Since forming Simian Mobile Disco in 2005, James Ford and Jas Shaw have produced four albums of crowd-pleasing and critically praised electro music, worked on tracks for the Arctic Monkeys, the Klaxons and Florence and the Machine and released a series of offbeat animated music videos. Their fifth album Whorl, however, is the pair’s most experimental project to date.
To make the album, Ford and Shaw ditched their laptops and recorded a live session in the Californian desert, performed using only a synthesiser and sequencer each.
Visuals for artwork, music videos and subsequent live shows were created by regular collaborators Jack Featherstone and Hans Lo, who used an oscilloscope and custom coding to create a series of hypnotic and colourful shapes, textures and animations.
“We basically wanted to create a visual world that felt kind of 70s but also futuristic and utopian. It was harking back to the BBC Radiophonic era when playing with electronics was opening up a new world of possibilities and expanding the creative, scientific and perhaps spiritual horizon,” explains Featherstone.
Featherstone and Lo, who met on the shoot of the video for 2009 SMD track Synthesise, spent around six months creating the custom system and began work on the visuals before Ford and Shaw had written the music for the album.
“Once James and Jas had told us about their plans [for Whorl], we knew immediately that we wanted to somehow reflect their process in ours,” he says.
“It became obvious quite quickly that we were going to try and include some analogue hardware in our set up, as it made sense both aesthetically and conceptually, but it was also important for us to retain some kind of control over the imagery. “We weren’t really interested in creating purely abstract, generative forms, or playing with glitch-y static. What we wanted was a way to process pre-made content that was tangible and immediate, but also unpredictable, so we settled on the idea to build our own system using an oscilloscope and custom software,”says Featherstone.
The system takes two people to operate and uses footage which is placed into video mixing software VDMX, then turned into sound using custom code developed by Artists & Engineers and fed into an oscilloscope via a sound card.
The process enables Lo and Featherstone to manipulate and distort imagery being fed into the scope live using midi controllers (see image, left), and create reactive visuals in response to live audio feeds during performances. A camera is then placed in front of the oscilloscope and a live stream sent to a second laptop, where it is colourised and sent to a projector.
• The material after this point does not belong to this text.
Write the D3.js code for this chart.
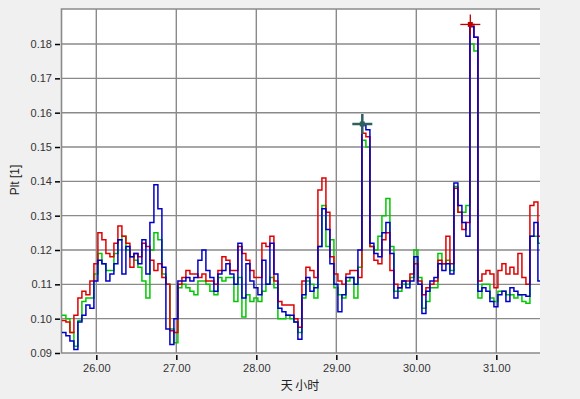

“We had to buy several scopes before we found the right one – it’s amazing how different each one spat out imagery, each with its own character,” adds Featherstone.
When researching existing analogue equipment, Lo and Featherstone were particularly inspired by the Rutt/Etra video synthesiser; an analogue device which allowed users to play with the height, width, intensity and scale of images and manipulate them using a horizontal centering effect.
“The system we made was developed to try and replicate the Rutt/Etra – the original synth produced the most stunning imagery, and our goal was to get as close as possible to this using our own techniques.
“This also led us to our own discoveries, which we embraced and followed, knowing that by doing so, we were beginning to create our own version of it and the basis for the album’s campaign visual vocabulary. We ended up making a vector scanning version, which allowed us to manipulate footage in 3D,” says Featherstone.
Creating visuals for an album before it’s recorded is an unusual process, but Featherstone says it helped create a stronger link between the imagery and SMD’s music.
“We had lots of time to think about and develop our visuals … we would send SMD things that we were working on, and they would do the same. It was an ideal situation really, knowing that the visual side of the campaign would be so closely entwined with the music side,” he says.
“The whole project was a challenge and continues to be on tour – the system just gets packed into a large flight case and things often go wrong, so every time we boot it up, we’re crossing our fingers hoping that it all works, but I think that’s part of the fun, and I’d like to think it gives the performance a real energy,” he adds.
Since meeting Ford and Shaw through designer Kate Moross, Featherstone – a Chelsea College of Art graduate who has also worked on album art and videos for musicians James Holden, Sad City and Luke Abbott – has worked on several projects for Simian Mobile Disco, from a bizarre animated promo full of pulsating and exploding inflatable characters for track Hachinoko to an abstract geometric world of RGB graphics for 2012 track, Cerulean. “I have lost count of the number of videos I’ve been involved with – it’s certainly a hefty body of work,” he says.
“Looking back over it all, it is possible to pick out recurring themes and motifs: space, travelling/ tripping, retro gaming, club culture, geometry and all things analogue, however on the most part, these recurring themes have been unintentional,” says Featherstone.
“SMD are incredibly open to new ideas and like to push things, so whenever possible I try to dream up something fresh for them – although sometimes the constraints of time and budget do mean you have to stay within your comfort zone.”